I don’t think these claims are sacrosanct. I suspect we should challenge ourselves to work with less data, not more. Astounding advances in ML have often trained on middle-sized or even small datasets, to the point that performance on a set of small datasets has been a gold-standard for decades. If we can’t learn off of small datasets, why do we expect to learn with more data? Second, the idea of thresholded learning is rapidly disappearing from my mind. Yes, learning sometimes requires lots of data, but I think learning is fundamentally continuous.

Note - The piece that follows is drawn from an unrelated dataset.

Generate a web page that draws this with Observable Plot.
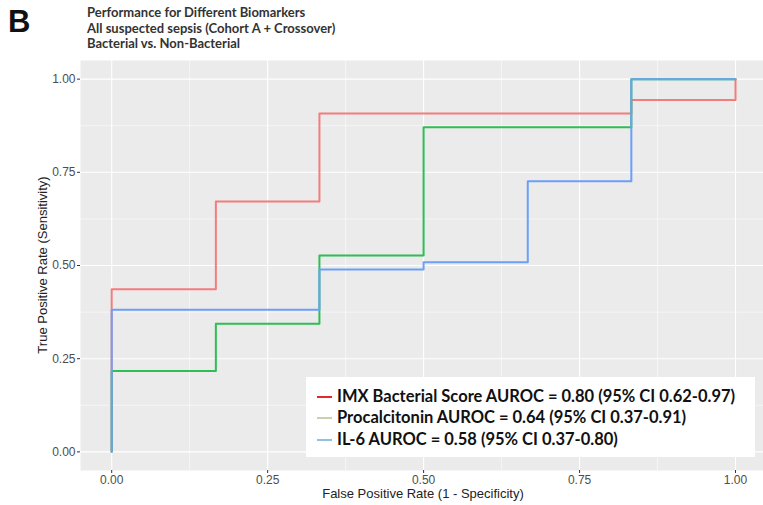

Imagine you are trying to train an LLM that knows “advanced math”. Your training set is drawn from the internet. Most of the internet does not know advanced math. You need to sample a huge fraction of the internet before even encountering concepts from “advanced math”. Therefore, you probably cannot see emergent ‘advanced math skills’ if you assess your LLM’s to solve ‘advanced math’ problems until you hit a sufficiently large data threshold. Learning appears spontaneous, binary and unpredictable. To de-risk our approach, we need to change our definition of success.

Instead of asking your LLM whether it knows advanced math, benchmark it on whether it knows kindergarten math, a much more common concept in our dataset. Assess middle school skills in your LLM, then high school skills. These benchmarks don’t guarantee the LLM will ever learn advanced math, but they can help us assess whether your engine is learning in the desired direction. By shifting our definition of success from ‘our engine can do advanced math’ to ‘our engines are solving incrementally more complex math problems’, we can update our belief in this project’s success continuously.

I get it, this seems obvious. But I have been thinking about what a comparable ‘kindergarten’, ‘middle school’, ‘high school’ progression of assessments would be for genomics and perturbational biology in such a setting. I cannot easily come up with such a sequence. Can you? What are good examples?